Cap'n Proto includes a full RPC protocol whose key feature is promise pipelining: a client can issue a call against the return value of an earlier call without waiting for the earlier call to complete. The first call's response is referenced by a capability ID, and the second call uses that ID directly. The result is dramatic latency reduction for chained calls, especially across high-latency links. This feature has no analogue in gRPC (though gRPC's streaming covers some of the same use cases) and is the primary reason Cloudflare's distributed systems infrastructure uses Cap'n Proto rather than Protobuf.

The RPC layer is a separate concern from the serialization format. You can use Cap'n Proto's serialization without its RPC, and many deployments do. The RPC layer's adoption is narrower than the serialization's because few systems benefit enough from promise pipelining to justify the operational difference from gRPC.

Ecosystem reality

Cap'n Proto's ecosystem is smaller than Protobuf's by an order of magnitude and smaller than FlatBuffers' by a smaller but significant margin. The C++ implementation is high-quality and maintained. The Rust crate is mature and idiomatic; capnproto-rust is the most-used non-C++ binding by some margin. The Java port exists but lags. Other languages (Python, Go, JavaScript) have ports that are functional but not first-class.

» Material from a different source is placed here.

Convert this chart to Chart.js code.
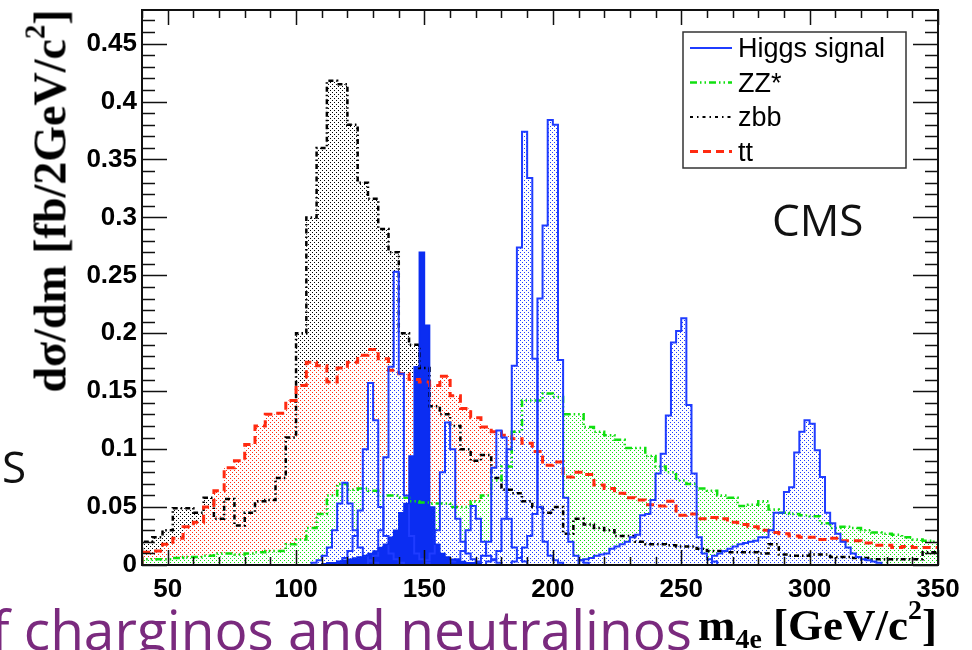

The user base is concentrated. Sandstorm and Sandstorm-derivative projects use it. Cloudflare uses it heavily. A few research-grade distributed systems and a handful of blockchain-adjacent projects have adopted it. There is not much else in production. This is the opposite of the Protobuf situation, where every modern stack has some Protobuf in it; Cap'n Proto is the format you choose deliberately, with awareness that the language support outside C++ and Rust may be thin.

The most common ecosystem gotcha is the assumption that Cap'n Proto will replace Protobuf in the same role. It will not. The wire formats are different, the schema languages are different, and the ecosystem maturity is different. Cap'n Proto's strengths are specific (zero-copy, RPC pipelining, a slightly more thoughtful evolution model); choosing it for general-purpose typed serialization without those specific needs is choosing a smaller ecosystem for negligible gain.

When to reach for it

Cap'n Proto is the right choice when the workload benefits from zero-copy access and you are working in C++ or Rust and the RPC pipelining feature is either useful or irrelevant. The classic cases: high-throughput RPC on internal systems, mmap-able persistent formats, distributed systems where latency dominates throughput.

It is the right choice for systems that genuinely benefit from capability-based RPC, which is a smaller set than commonly assumed.

When not to

Cap'n Proto is the wrong choice when language support is required beyond C++ and Rust; the bindings exist but are thinner. It is the wrong choice when the target audience for the format is broad and includes teams unfamiliar with zero-copy formats; the operational learning curve is real. It is the wrong choice when wire size matters more than read latency (use Protobuf; or accept the packed-encoding tradeoff).

It is also the wrong choice when the schema is human-edited configuration; the lack of a text projection comparable to Protobuf's prototext is a real ergonomic gap.

Position on the seven axes

Schema-required. Not self-describing (the bytes are schema-dependent). Row-oriented. Zero-copy. Codegen, with no serious runtime alternative. Canonical encoding mode available; non-canonical by default. Evolution by ordinal-tagged fields with schema-tracked section sizes.

Cap'n Proto's stance differs from FlatBuffers' on two axes worth naming. First, the absence of per-instance vtables: Cap'n Proto saves bytes per instance but loses the ability to distinguish absent from default for scalar fields. Second, the canonical encoding subset, which FlatBuffers does not formally specify; this makes Cap'n Proto more usable in signing and content-addressing contexts.

Epitaph

Cap'n Proto is the format Kenton Varda built when he decided his old team had taken Protobuf as far as the architecture they shipped against would allow; word-aligned, capability-aware, and loved by the people who use it.